Your goal:
Without the pictures, print the lines running from the beginning of the material to the line containing "import plotly.graph_objects as go", both ends included.

Data:

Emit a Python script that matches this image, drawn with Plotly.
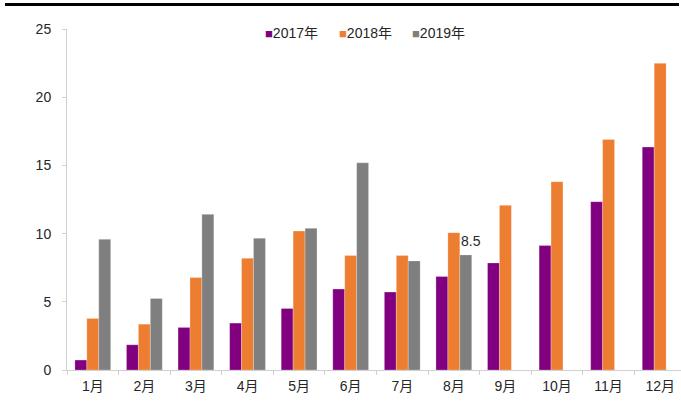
import plotly.graph_objects as go

months = ["1月", "2月", "3月", "4月", "5月", "6月", "7月", "8月", "9月", "10月", "11月", "12月"]
series_names = ["2017年", "2018年", "2019年"]
v2017 = [0.73, 1.85, 3.12, 3.44, 4.51, 5.93, 5.71, 6.85, 7.85, 9.12, 12.34, 16.34]
v2018 = [3.78, 3.36, 6.78, 8.19, 10.19, 8.39, 8.39, 10.07, 12.07, 13.8, 16.9, 22.48]
v2019 = [9.58, 5.24, 11.41, 9.66, 10.39, 15.19, 8.0, 8.44, None, None, None, None]
colors = ["#800080", "#ED7D31", "#7F7F7F"]
y_ticks = [0, 5, 10, 15, 20, 25]
label_month = "8月"
label_value = 8.44
label_text = "8.5"

FONT = "Liberation Sans, Arial, Noto Sans CJK SC, sans-serif"

fig = go.Figure()
for name, vals, col in zip(series_names, [v2017, v2018, v2019], colors):
    fig.add_trace(go.Bar(
        x=months, y=vals, name=name,
        marker=dict(color=col, line=dict(color="rgba(255,255,255,0.5)", width=0.5)),
        showlegend=False,
    ))

# custom legend as text
legend_x = [0.319, 0.439, 0.5586]
for name, col, lx in zip(series_names, colors, legend_x):
    fig.add_annotation(
        xref="paper", yref="paper", x=lx, y=0.988,
        xanchor="left", yanchor="middle", showarrow=False,
        text=f"<span style='color:{col};font-size:13px'>■</span>{name}",
        font=dict(family=FONT, size=14, color="#262626"),
    )

fig.add_annotation(
    x=label_month, y=label_value, xshift=17, yshift=4,
    yanchor="bottom", showarrow=False, text=label_text,
    font=dict(family=FONT, size=14, color="#262626"),
)

fig.add_shape(type="line", xref="paper", yref="paper",
              x0=-0.101, x1=0.9967, y0=1.0718, y1=1.0718,
              line=dict(color="black", width=3))

fig.update_layout(
    width=681, height=412,
    margin=dict(l=67, r=0, t=29, b=42),
    paper_bgcolor="white", plot_bgcolor="white",
    barmode="group", bargap=0.306, bargroupgap=0,
    font=dict(family=FONT, size=14, color="#262626"),
    xaxis=dict(
        range=[-0.5, 11.404], showline=True, linecolor="#D0D0D0", linewidth=1,
        ticks="outside", tickson="boundaries", ticklen=4, tickcolor="#D0D0D0",
        showgrid=False, tickfont=dict(size=14), ticklabelstandoff=3,
    ),
    yaxis=dict(
        range=[0, 25], tickvals=y_ticks, showline=True, linecolor="#D0D0D0", linewidth=1,
        ticks="outside", ticklen=4, tickcolor="#D0D0D0", showgrid=False, zeroline=False,
        tickfont=dict(size=14), ticklabelstandoff=8,
    ),
)

fig.write_html("out.html", config={"displayModeBar": False},
               post_script="document.body.style.margin='0';document.body.style.overflow='hidden';")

Worked answer:
Emit a Python script that matches this image, drawn with Plotly.
import plotly.graph_objects as go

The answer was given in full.